“I Beseech You …”

Paul’s thankfulness for God’s mercies, his awe of the depth of riches of God’s wisdom are his conclusion from his discussion of Israel; her present sate and future expectation. Three chapters have been devoted to this thorough exploration of these two things and now it is concluded. Eight chapters have been spent in establishing and developing the theme of the letter “the gospel is the power of God unto salvation to everyone that believeth; to the Jew first and also to the Greek” (Rom. 1:16). Then, three chapters deal with how that theme applied to fleshly Israel, God’s once chosen nation. That ended, practical advise was needed and thus given to all Christians for fitting behavior required of them to illustrate how Christians were to live in various aspects of life and constitutes the remaining chapters in this letter. Thus he wrote: “I beseech ye, therefore brethren by the mercies of God to present your bodies a living sacrifice, holy, acceptable to God, which is your spiritual service. And be not fashioned according to this world, but be ye transformed by the renewing of your minds, that ye may prove what is the good and perfect and acceptable will of God” (Rom. 12:1f).

Paul’s appeal to these brethren follows a common form of his. He had right to command Philemon of that which was fitting but he would not so command. He rather would appeal (beseech) him on the basis of his age, “Paul the aged” (Phile. 8f). He could have commanded Ephesians to walk worthily of their calling but he chose rather to “beseech” them by the fact he was a prisoner of the Lord on their behalf and of the behalf of all other Gentile Christians (Eph. 4:1; 3:1). So, to the Romans, those upon whom God had shed abundant mercy, he besought them by those mercies given so freely by God. “God hath shut up all unto disobedience.” He had judged all to be sinners and to have come short of the glory of God (Rom. 11:32; 3:23). God had, without respect, shut up all unto disobedience, that he might have mercy upon all. And that mercy had been tasted by the Roman Christians. Therefore, because of the riches of God’s mercy and love, grateful forgiven sinners should gladly yield themselves to God’s overtures, counting nothing they were called upon to do, too great a price to pay in view of what God had done for them.

Thus, “Present your bodies a living sacrifice, holy acceptable to God.” It is not the gift of some dead animal or gold or silver that God desires as our gift to Him: it is our own bodies for which He asks. To be useful in His service our bodies must be holy, set apart from worldly things. Only on the basis our body is holy is it acceptable to him. The function of a priest is here implied, which function is taught by other writers as well, including Peter who wrote, “Ye are an elect race, a royal priesthood.” The Lord used many figures to portray Christians. We are priests; our body the sacrifice we offer.
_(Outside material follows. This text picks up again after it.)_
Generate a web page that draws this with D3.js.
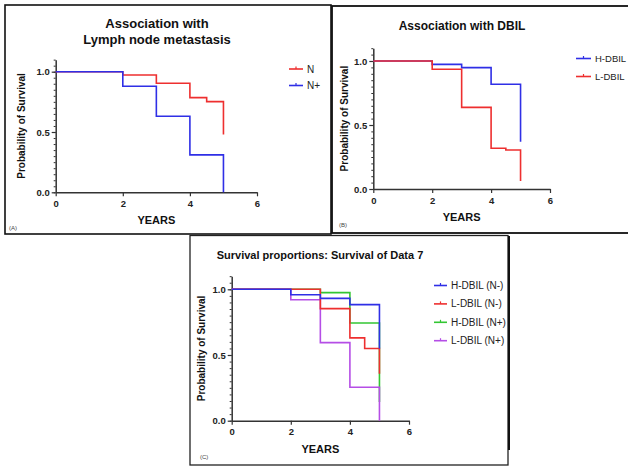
<!DOCTYPE html>
<html>
<head>
<meta charset="utf-8">
<script src="https://cdn.jsdelivr.net/npm/d3@7"></script>
<style>
  body { margin: 0; background: #fff; }
  svg { display: block; font-family: "Liberation Sans", Arial, sans-serif; }
</style>
</head>
<body>
<script>
// ---- data ----
var xTicks = [0, 2, 4, 6];
var yTicks = [0, 0.5, 1.0];

// (A) lymph node metastasis
var aSeriesNames = ["N", "N+"];
var aNTimes = [0, 2, 3, 4, 4.5, 5];
var aNSurv  = [1, 0.973, 0.904, 0.785, 0.752, 0.48];
var aNpTimes = [0, 2, 3, 4, 5];
var aNpSurv  = [1, 0.879, 0.63, 0.31, 0];

// (B) DBIL
var bSeriesNames = ["H-DBIL", "L-DBIL"];
var bHTimes = [0, 2, 3, 4, 5];
var bHSurv  = [1, 0.974, 0.948, 0.818, 0.37];
var bLTimes = [0, 2, 3, 4, 4.5, 5];
var bLSurv  = [1, 0.935, 0.638, 0.318, 0.305, 0.062];

// (C) survival of data 7
var cSeriesNames = ["H-DBIL (N-)", "L-DBIL (N-)", "H-DBIL (N+)", "L-DBIL (N+)"];
var cHnTimes = [0, 2, 3, 4, 5];
var cHnSurv  = [1, 0.959, 0.931, 0.883, 0.55];
var cLnTimes = [0, 3, 4, 4.5, 5];
var cLnSurv  = [1, 0.853, 0.63, 0.55, 0.358];
var cHpTimes = [0, 3, 4, 5];
var cHpSurv  = [1, 0.975, 0.744, 0.142];
var cLpTimes = [0, 2, 3, 4, 5];
var cLpSurv  = [1, 0.921, 0.594, 0.254, 0];

var RED = "#ee2f2f", BLUE = "#2f2fe6", GREEN = "#33c633", PURPLE = "#b54ee6";

var svg = d3.select("body").append("svg")
  .attr("width", 628)
  .attr("height", 466);

// panel borders
svg.append("rect").attr("x", 5).attr("y", 5).attr("width", 326).attr("height", 229)
  .attr("fill", "none").attr("stroke", "#111").attr("stroke-width", 1.6);
svg.append("rect").attr("x", 332).attr("y", 6).attr("width", 310).attr("height", 227)
  .attr("fill", "none").attr("stroke", "#111").attr("stroke-width", 1.8);
svg.append("rect").attr("x", 190).attr("y", 235.5).attr("width", 318).attr("height", 229.5)
  .attr("fill", "#fff").attr("stroke", "#222").attr("stroke-width", 1.3);
svg.append("line").attr("x1", 509).attr("y1", 236).attr("x2", 509).attr("y2", 450)
  .attr("stroke", "#111").attr("stroke-width", 2);

function zip(t, s) {
  return t.map(function(d, i) { return {t: d, s: s[i]}; });
}

function drawPanel(p) {
  var g = svg.append("g");
  var x = d3.scaleLinear().domain([0, 6]).range([p.x0, p.x6]);
  var unit = p.yZero - p.yOne;
  var y = d3.scaleLinear().domain([0, 1.1]).range([p.yZero, p.yZero - 1.1 * unit]);

  // minor y ticks
  g.append("g")
    .attr("transform", "translate(" + p.x0 + ",0)")
    .call(d3.axisLeft(y).tickValues(d3.range(0, 1.101, 0.05)).tickSize(2).tickFormat(""))
    .call(function(a) { a.select(".domain").remove(); a.selectAll("line").attr("stroke", "#333"); });

  // y axis
  var ya = g.append("g")
    .attr("transform", "translate(" + p.x0 + ",0)")
    .call(d3.axisLeft(y).tickValues(yTicks).tickSize(4).tickPadding(2).tickSizeOuter(0)
      .tickFormat(d3.format(".1f")));
  ya.select(".domain").attr("stroke", "#333").attr("stroke-width", 1.5);
  ya.selectAll("line").attr("stroke", "#333").attr("stroke-width", 1.2);
  ya.selectAll("text").attr("font-size", 9.5).attr("font-weight", "bold").attr("fill", "#222");

  // x axis
  var xa = g.append("g")
    .attr("transform", "translate(0," + p.yZero + ")")
    .call(d3.axisBottom(x).tickValues(xTicks).tickSize(4).tickPadding(4).tickSizeOuter(0)
      .tickFormat(d3.format("d")));
  xa.select(".domain").attr("stroke", "#333").attr("stroke-width", 1.5);
  xa.selectAll("line").attr("stroke", "#333").attr("stroke-width", 1.2);
  xa.selectAll("text").attr("font-size", 9.5).attr("font-weight", "bold").attr("fill", "#222");

  var line = d3.line()
    .x(function(d) { return x(d.t); })
    .y(function(d) { return y(d.s); })
    .curve(d3.curveStepAfter);

  // draw order may differ from legend order
  (p.drawOrder || p.series).forEach(function(s) {
    g.append("path")
      .datum(zip(s.times, s.surv))
      .attr("fill", "none")
      .attr("stroke", s.color)
      .attr("stroke-width", 1.6)
      .attr("d", line);
  });

  // titles
  p.title.forEach(function(t, i) {
    g.append("text")
      .attr("x", p.titleX).attr("y", p.titleY + i * 16)
      .attr("text-anchor", "middle")
      .attr("font-size", p.titleSize).attr("font-weight", "bold").attr("fill", "#111")
      .text(t);
  });

  g.append("text")
    .attr("transform", "translate(" + p.ylabX + "," + ((p.yZero + y(1.1)) / 2) + ") rotate(-90)")
    .attr("text-anchor", "middle")
    .attr("font-size", 10).attr("font-weight", "bold").attr("fill", "#111")
    .text("Probability of Survival");

  g.append("text")
    .attr("x", (p.x0 + p.x6) / 2).attr("y", p.yZero + 32)
    .attr("text-anchor", "middle")
    .attr("font-size", 11).attr("font-weight", "bold").attr("fill", "#111")
    .text("YEARS");

  g.append("text")
    .attr("x", p.tagX).attr("y", p.tagY)
    .attr("font-size", 6).attr("fill", "#444")
    .text(p.tag);

  // legend
  p.series.forEach(function(s, i) {
    var ly = p.legY + i * p.legGap;
    g.append("line")
      .attr("x1", p.legX).attr("x2", p.legX + p.legLen)
      .attr("y1", ly).attr("y2", ly)
      .attr("stroke", s.color).attr("stroke-width", 1.6);
    g.append("line")
      .attr("x1", p.legX + p.legLen / 2).attr("x2", p.legX + p.legLen / 2)
      .attr("y1", ly - 2.5).attr("y2", ly)
      .attr("stroke", s.color).attr("stroke-width", 1.2);
    g.append("text")
      .attr("x", p.legX + p.legLen + 4).attr("y", ly + 3.5)
      .attr("font-size", p.legSize || 10).attr("fill", "#222")
      .text(s.name);
  });
}

drawPanel({
  x0: 55.7, x6: 257, yOne: 71.7, yZero: 192.3,
  title: ["Association with", "Lymph node metastasis"], titleX: 157, titleY: 28, titleSize: 13,
  ylabX: 25, tag: "(A)", tagX: 9, tagY: 230,
  legX: 289, legLen: 14, legY: 69, legGap: 16.5,
  series: [
    {name: aSeriesNames[0], times: aNTimes, surv: aNSurv, color: RED},
    {name: aSeriesNames[1], times: aNpTimes, surv: aNpSurv, color: BLUE}
  ]
});

drawPanel({
  x0: 373.3, x6: 550, yOne: 61, yZero: 189,
  title: ["Association with DBIL"], titleX: 462, titleY: 30, titleSize: 12,
  ylabX: 348, tag: "(B)", tagX: 339, tagY: 227,
  legX: 576, legLen: 15, legY: 58.5, legGap: 18, legSize: 9.5,
  series: [
    {name: bSeriesNames[0], times: bHTimes, surv: bHSurv, color: BLUE},
    {name: bSeriesNames[1], times: bLTimes, surv: bLSurv, color: RED}
  ]
});

var cHn = {name: cSeriesNames[0], times: cHnTimes, surv: cHnSurv, color: BLUE};
var cLn = {name: cSeriesNames[1], times: cLnTimes, surv: cLnSurv, color: RED};
var cHp = {name: cSeriesNames[2], times: cHpTimes, surv: cHpSurv, color: GREEN};
var cLp = {name: cSeriesNames[3], times: cLpTimes, surv: cLpSurv, color: PURPLE};

drawPanel({
  x0: 231.7, x6: 409, yOne: 289.3, yZero: 420.7,
  title: ["Survival proportions: Survival of Data 7"], titleX: 320, titleY: 259, titleSize: 11,
  ylabX: 205, tag: "(C)", tagX: 200, tagY: 459,
  legX: 434, legLen: 13, legY: 285.5, legGap: 18.4,
  series: [cHn, cLn, cHp, cLp],
  drawOrder: [cHp, cLp, cLn, cHn]
});
</script>
</body>
</html>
On the other hand, Paul describes our body as a temple of God in which the Holy Spirit dwells (1 Cor. 6:19f). Each figure emphasizes the holiness of life which Christians must manifest which holiness is further emphasized as Paul said: “And be not fashioned according to this world, but be ye transformed.”

A change of life is necessary if our body is the kind of sacrifice God will accept. God’s clarion call is “Come out from among and be separate, and touch not the unclean thing …” (2 Cor. 6:17). This transformation from worldliness to godliness is accomplished through the “renewing” of our minds. We must have a “make-over” in our heart. Out of gratitude for God’s mercies, we no longer love the world and the things therein: we rather hate the world and the garments spotted by the flesh. A question appropriate for each of us is: Are we truly striving to do what the apostle has besought us to do?